CNBC reports that the largest chip manufacturers reported record profits in the first quarter of 2021, despite a semiconductor shortage.
The chipmakers are getting lobbying help from some of their allies in Silicon Valley. Apple and Google are among the large companies lobbying Congress to approve the subsidies for chip manufacturers. The funding in the U.S. Innovation and Competition Act, widely known as the China bill, would help implement the CHIPS for America Act.
Economics Professor Donald J. Boudreaux of George Mason University argued in a Wall Street Journal opinion letter that the subsidies for chip manufacturers are a waste of taxpayer money.
"Subsidies are always suspect, but when showered on industries that are thriving, they are beyond doubt inexcusable," he wrote. "What further proof do we need to conclude that politicians cannot be trusted to allocate resources wisely?"
Johnson, a member of the Senate Budget Committee, is calling on Senate Republicans to vote against the bill.
"My primary concern about this bill is its price tag — almost one quarter of a trillion dollars, which we will have to borrow," Johnson, also a member of the Commerce Science and Transportation Committee, said in a statement provided to Just the News.
"When people ask for more bipartisanship in Congress, I tell them to be careful what they wish for. There are all kinds of bipartisan opportunities to further mortgage [our] children's future by spending money we don't have."
Johnson said he's glad there's bipartisan recognition that China is a threat and the U.S. has to respond.
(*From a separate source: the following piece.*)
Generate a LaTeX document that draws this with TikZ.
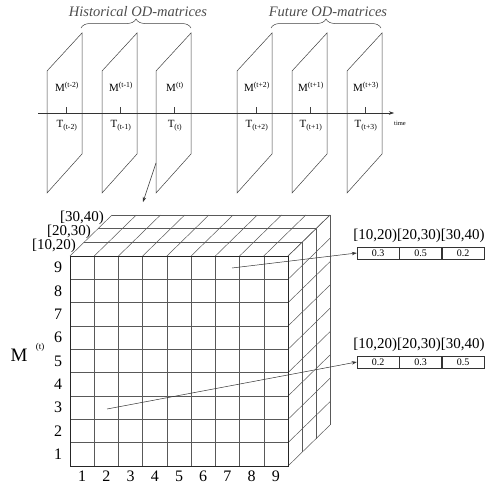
\documentclass[tikz,border=0pt]{standalone}
\usepackage{fontspec}
\setmainfont{Liberation Serif}
\usetikzlibrary{arrows.meta,decorations.pathreplacing}
\tikzset{
  plane/.style={draw=black!75,line width=0.5pt},
  grid/.style={draw=black!65,line width=0.5pt},
  frame/.style={draw=black!85,line width=0.6pt},
  conn/.style={draw=black!80,line width=0.5pt,-{Stealth[length=5pt,width=3.5pt]}},
  brace/.style={draw=black!75,line width=0.5pt,decorate,decoration={brace,amplitude=9pt}},
  cell/.style={draw=black!80,line width=0.5pt,minimum width=42pt,minimum height=12pt,inner sep=0pt,font=\fontsize{10}{10}\selectfont},
  lab/.style={inner sep=0pt,font=\fontsize{15}{15}\selectfont},
  num/.style={inner sep=0pt,font=\fontsize{16}{16}\selectfont},
  mlab/.style={inner sep=0pt,font=\fontsize{11}{11}\selectfont},
  ttl/.style={inner sep=0pt,text=black!70,font=\fontsize{14.5}{14.5}\selectfont\itshape}
}
\begin{document}
\begin{tikzpicture}[x=1pt,y=-1pt]
\useasboundingbox (0,0) rectangle (486,485);
% ---- time axis and planes ----
\foreach \l in {47,102,156,237,292,347}{
  \draw[plane] (\l,71) -- (\l,193) -- (\l+35,154) -- (\l+35,33) -- cycle;
}
\coordinate (ax0) at (38,113);
\coordinate (ax1) at (394,113);
\draw[conn] (ax0) -- (ax1);
\node[inner sep=0pt,font=\fontsize{6.5}{6.5}\selectfont] (time) at (400,123) {time};
\foreach \x/\s/\i in {66/t-2/1,120/t-1/2,174/t/3,256/t+2/4,310/t+1/5,365/t+3/6}{
  \draw[plane] (\x,107) -- (\x,113);
  \node[mlab] (m\i) at (\x+1,87) {M\textsuperscript{(\s)}};
  \node[mlab] (t\i) at (\x+1,126) {T\textsubscript{(\s)}};
}
\draw[brace] (81,28) -- (191,28);
\draw[brace] (271,28) -- (381,28);
\node[ttl] (hist) at (138,12) {Historical OD-matrices};
\node[ttl] (fut) at (328,12) {Future OD-matrices};
\coordinate (pm) at (156,163);
\coordinate (pc) at (143,202);
\draw[conn] (pm) -- (pc);
% ---- cube ----
\def\dx{14}\def\dy{13.67}
\foreach \i in {0,...,9}{
  \pgfmathsetmacro\xx{70+\i*24.222}
  \draw[grid] (\xx,256) -- (\xx+42,215);
  \pgfmathsetmacro\yy{256+\i*23.333}
  \draw[grid] (288,\yy) -- (330,\yy-41);
}
\foreach \k in {1,2,3}{
  \draw[grid] (70+\k*\dx,256-\k*\dy) -- (288+\k*\dx,256-\k*\dy);
  \draw[grid] (288+\k*\dx,256-\k*\dy) -- (288+\k*\dx,466-\k*\dy);
}
\foreach \i in {1,...,8}{
  \pgfmathsetmacro\xx{70+\i*24.222}
  \draw[grid] (\xx,256) -- (\xx,466);
  \pgfmathsetmacro\yy{256+\i*23.333}
  \draw[grid] (70,\yy) -- (288,\yy);
}
\draw[frame] (70,256) rectangle (288,466);
\foreach \i in {1,...,9}{
  \node[num] (xl\i) at (70+\i*24.222-12.1,476) {\i};
  \node[num] (yl\i) at (58,466-\i*23.333+11.67) {\i};
}
\node[lab,anchor=east] (d1) at (76,246) {[10,20)};
\node[lab,anchor=east] (d2) at (91,231.5) {[20,30)};
\node[lab,anchor=east] (d3) at (104,218) {[30,40)};
\node[inner sep=0pt,font=\fontsize{19}{19}\selectfont] (Mt) at (19,355) {M};
\node[inner sep=0pt,font=\fontsize{9}{9}\selectfont] (Mts) at (40,347) {(t)};
% ---- tables ----
\node[cell] (a1) at (378,253) {0.3};
\node[cell,anchor=west] (a2) at (a1.east) {0.5};
\node[cell,anchor=west] (a3) at (a2.east) {0.2};
\node[lab] (ha) at (419,236) {[10,20)[20,30)[30,40)};
\node[cell] (b1) at (378,362) {0.2};
\node[cell,anchor=west] (b2) at (b1.east) {0.3};
\node[cell,anchor=west] (b3) at (b2.east) {0.5};
\node[lab] (hb) at (419,345) {[10,20)[20,30)[30,40)};
\coordinate (c1) at (232,268);
\coordinate (c2) at (107,409);
\draw[conn] (c1) -- (a1.west);
\draw[conn] (c2) -- (b1.west);
\end{tikzpicture}
\end{document}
But he added that the "response must be effective."
"I don't believe any government allocates capital as efficiently as the private sector," he said.
The bill, estimated to cost about $250 billion total, cleared a procedural hurdle before the Memorial Day recess, and a final vote on the bill is expected this week. A separate version of the bill is being worked on in the Democrat-led House.